Apollo, Ares Sued by Altice USA Over Alleged Credit Market Cartel
Antitrust lawsuit claims asset managers formed a pact to block access to credit ahead of a $26 billion debt restructuring, putting the private credit industry on notice.
A group of the world's largest alternative asset managers, including Apollo Global Management and Ares Management, are facing a significant legal challenge that strikes at the heart of the booming private credit market. Telecom company Altice USA has filed an antitrust lawsuit accusing the firms of forming a creditor cartel to manipulate credit markets and gain leverage ahead of critical debt negotiations.
The lawsuit, filed in a U.S. federal court, alleges that the investment giants led a pact to freeze Altice out of credit markets as the company prepares to restructure its formidable $26 billion debt load. According to the complaint first reported by Bloomberg Law, the firms allegedly used a cooperation agreement to prevent the telecom provider from securing financing, thereby strengthening their own bargaining position.
This legal battle puts a spotlight on the aggressive tactics and immense power wielded by private credit funds, a sector that has grown into a multi-trillion dollar force in global finance, often operating with less transparency than traditional public markets. The allegations suggest a coordinated effort to control lending terms, a claim that, if proven, could invite broader regulatory scrutiny of the entire industry.
Despite the gravity of the allegations, the immediate market reaction was muted. Shares of Apollo Global Management (NYSE: APO) were trading up approximately 0.4% at $130.67 in Tuesday morning trading. Similarly, Ares Management (NYSE: ARES) saw its stock climb about 1.8% to $152.93, indicating that investors may be waiting for more clarity before reacting to the legal risks.
The suit, also detailed by The Wall Street Journal, comes at a sensitive time for both borrowers and lenders. As companies grapple with higher interest rates, many like Altice are seeking to refinance and manage massive debt obligations. Lenders, in turn, have formed powerful creditor groups to negotiate terms, a standard practice now being questioned as potentially anti-competitive.

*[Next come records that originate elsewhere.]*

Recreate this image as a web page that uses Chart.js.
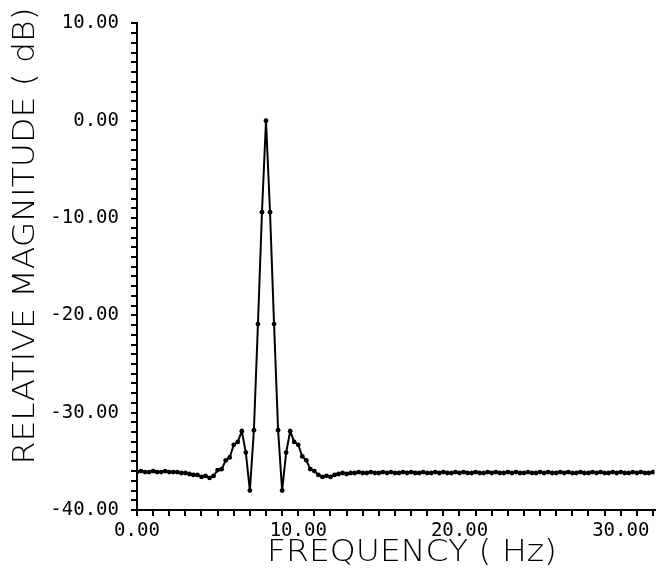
<!DOCTYPE html>
<html>
<head>
<meta charset="utf-8">
<script src="https://cdn.jsdelivr.net/npm/chart.js@4/dist/chart.umd.min.js"></script>
<style>
  html, body { margin: 0; padding: 0; background: #fff; }
  #wrap { width: 657px; height: 571px; }
</style>
</head>
<body>
<div id="wrap"><canvas id="spec" width="657" height="571"></canvas></div>
<script>
// spectrum sampled every 0.25 Hz from 0 to 32 Hz
const df = 0.25;
const magLow  = [-36.1, -36.0, -36.1, -36.1, -36.0, -36.1, -36.1, -36.0, -36.1, -36.1, -36.1, -36.2, -36.2,
                 -36.3, -36.4, -36.4, -36.6, -36.5, -36.7, -36.5];                       // 0.00 .. 4.75
const magLobe = [-35.9, -35.8, -34.9, -34.6, -33.3, -33.0, -31.9, -34.1, -38.0, -31.8, -20.9, -9.4,
                   0.0,
                  -9.4, -20.9, -31.8, -38.0, -34.1, -31.9, -33.0, -33.3, -34.5, -34.9, -35.8, -36.0,
                 -36.4, -36.6, -36.5, -36.6, -36.4, -36.3, -36.2];                       // 5.00 .. 12.75
const magHigh = [-36.3, -36.2, -36.2, -36.1, -36.2, -36.2, -36.1, -36.2, -36.2, -36.1, -36.2, -36.1,
                 -36.2, -36.2, -36.1, -36.2, -36.1, -36.2, -36.2, -36.1, -36.2, -36.2, -36.1, -36.2,
                 -36.1, -36.2, -36.2, -36.1, -36.2, -36.1, -36.2, -36.2, -36.1, -36.2, -36.2, -36.1,
                 -36.2, -36.1, -36.2, -36.2, -36.1, -36.2, -36.1, -36.2, -36.2, -36.1, -36.2, -36.2,
                 -36.1, -36.2, -36.1, -36.2, -36.2, -36.1, -36.2, -36.1, -36.2, -36.2, -36.1, -36.2,
                 -36.2, -36.1, -36.2, -36.1, -36.2, -36.2, -36.1, -36.2, -36.1, -36.2, -36.2, -36.1,
                 -36.2, -36.1, -36.2, -36.2, -36.1];                                     // 13.00 .. 32.00
const magnitude = magLow.concat(magLobe, magHigh);

const xRange = [0, 32.1];
const yRange = [-40, 10];
const labelEvery = 10;

const xTitle = 'FREQUENCY ( Hz)';
const yTitle = 'RELATIVE MAGNITUDE ( dB)';

const points = magnitude.map((v, i) => ({ x: i * df, y: v }));

const tickFont = { family: '"DejaVu Sans Mono", monospace', size: 19 };
function fmt(v) { return Math.abs(v % labelEvery) < 1e-9 ? v.toFixed(2) : ''; }

// plotter-style axis titles, stretched to their lettering width
const axisTitles = {
  id: 'axisTitles',
  afterDraw(chart) {
    const ctx = chart.ctx;
    const put = (text, cx, cy, width, rot) => {
      ctx.save();
      ctx.font = '200 30px "DejaVu Sans", sans-serif';
      ctx.fillStyle = '#000';
      ctx.textAlign = 'center';
      ctx.textBaseline = 'middle';
      ctx.translate(cx, cy);
      if (rot) ctx.rotate(rot);
      ctx.scale(width / ctx.measureText(text).width, 1);
      ctx.fillText(text, 0, 0);
      ctx.restore();
    };
    put(yTitle, 26, 236, 457, -Math.PI / 2);
    put(xTitle, 412, 553, 290, 0);
  }
};

new Chart(document.getElementById('spec').getContext('2d'), {
  type: 'line',
  data: {
    datasets: [{
      data: points,
      borderColor: '#000',
      backgroundColor: '#000',
      borderWidth: 2,
      pointRadius: 2.4,
      pointHoverRadius: 2.4,
      pointBackgroundColor: '#000',
      pointBorderWidth: 0,
      tension: 0
    }]
  },
  options: {
    responsive: false,
    animation: false,
    layout: { padding: { top: 18, right: 1, left: 0, bottom: 0 } },
    plugins: { legend: { display: false }, tooltip: { enabled: false } },
    scales: {
      x: {
        type: 'linear',
        min: xRange[0], max: xRange[1],
        border: { display: true, color: '#000', width: 2 },
        grid: { display: true, drawOnChartArea: false, drawTicks: true, tickLength: 6, color: '#000', lineWidth: 2 },
        ticks: { stepSize: 1, includeBounds: false, autoSkip: false, maxRotation: 0, padding: 4,
                 color: '#000', font: tickFont, callback: fmt },
        afterFit(s) { s.height = 61; }
      },
      y: {
        type: 'linear',
        min: yRange[0], max: yRange[1],
        border: { display: true, color: '#000', width: 2 },
        grid: { display: true, drawOnChartArea: false, drawTicks: true, tickLength: 6, color: '#000', lineWidth: 2 },
        ticks: { stepSize: 1, includeBounds: false, autoSkip: false, padding: 12,
                 color: '#000', font: tickFont, callback: fmt },
        afterFit(s) { s.width = 137; }
      }
    }
  },
  plugins: [axisTitles]
});
</script>
</body>
</html>
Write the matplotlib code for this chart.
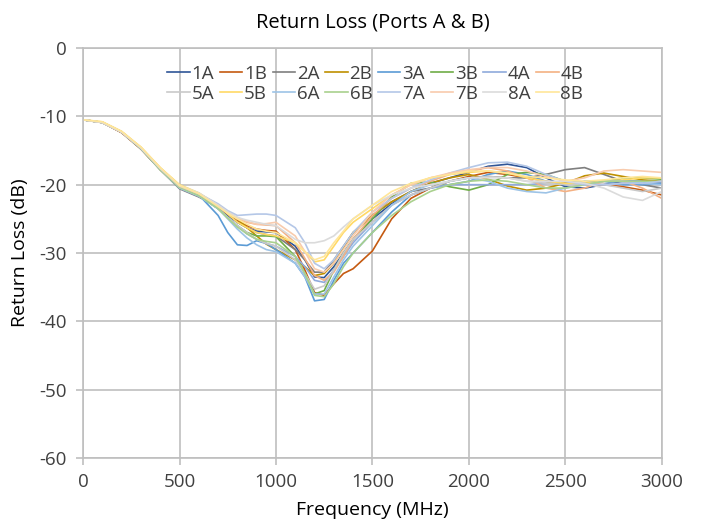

While the outcome of the litigation is far from certain, it represents a significant pushback from a major corporate borrower against the perceived dominance of private lenders. The case could set a precedent for how creditor groups operate and may force more transparency on an industry that has flourished in the shadows of traditional banking. For now, the financial world is watching to see if Altice's lawsuit is a one-off dispute or the first crack in the foundation of the private credit boom.